-
Type: Task
-
Resolution: Unresolved
-
Priority: Major - P3
-
None
-
Affects Version/s: None
-
Component/s: None
-
Catalog and Routing
On secondaries, some collections (replicated + oplog) should be read at the last applied timestamp whereas others (non-replicated) should be read at latest. We have logic in both the shard role api and the auto getters to change this read source if needed.
However, it appears that the behavior is different in the auto getter path than in the shard role - in the auto getters, we only consider the primary namespace for changing the read source whereas in the shard role, we check all namespaces with an early exit if any namespace requires kLastApplied. It is unclear to me which of these behaviors (if either) is desired.
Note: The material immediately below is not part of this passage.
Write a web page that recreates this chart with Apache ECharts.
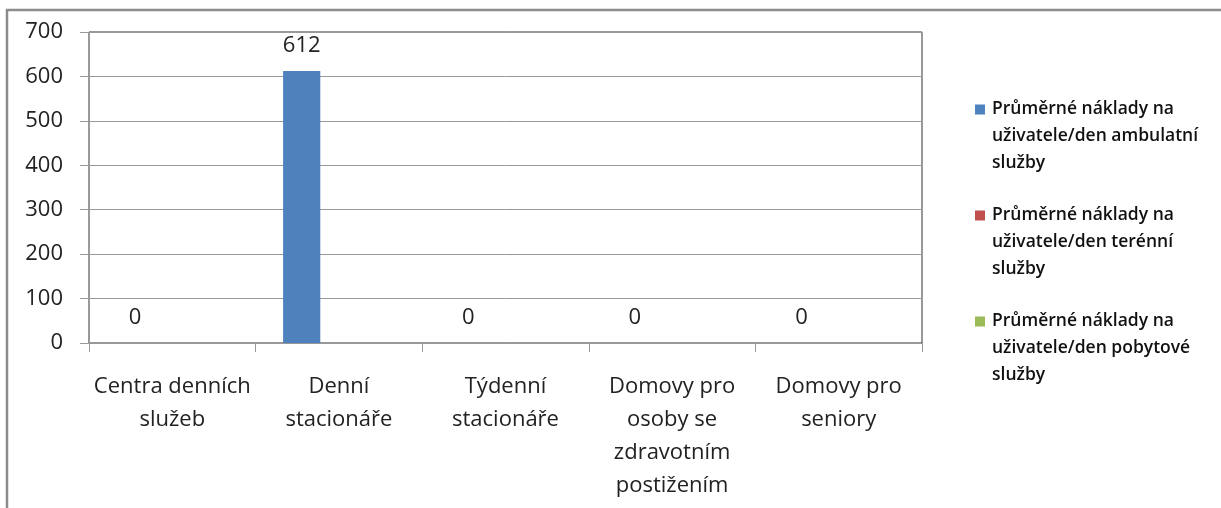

I think answering this would require answering the question of what read source we should use if we are doing an operation over both a replicated (kLastApplied) and non-replicated (kNoTimestamp) collection. For example, because we use the shard role for aggregations, the following aggregation will currently use kNoTimestamp even though one of the collections (the oplog) requires reading at last applied. And I would expect the same to be true in reverse for the opposite lookup.
assert.commandWorked(secondary.getDB("local").getCollection("foo").insertMany([{"op": 'c'}, {"op": "n"}])); let res = secondary.getDB("local").getCollection("foo").aggregate([{$lookup: {"from": "oplog.rs", localField: "op", foreignField: 'op', as: "entries"}}]);
Additionally, it is not clear to me whether it is safe that in the autoGetters, we do not check if the read source needs changed for sub operations (I guess that this is in line with the fact that they only check the primary namespace, but I am not sure that is correct). I think the equivalent question in the shard role would be whether it is correct to no check the read source if the catalog snapshot is already acquired.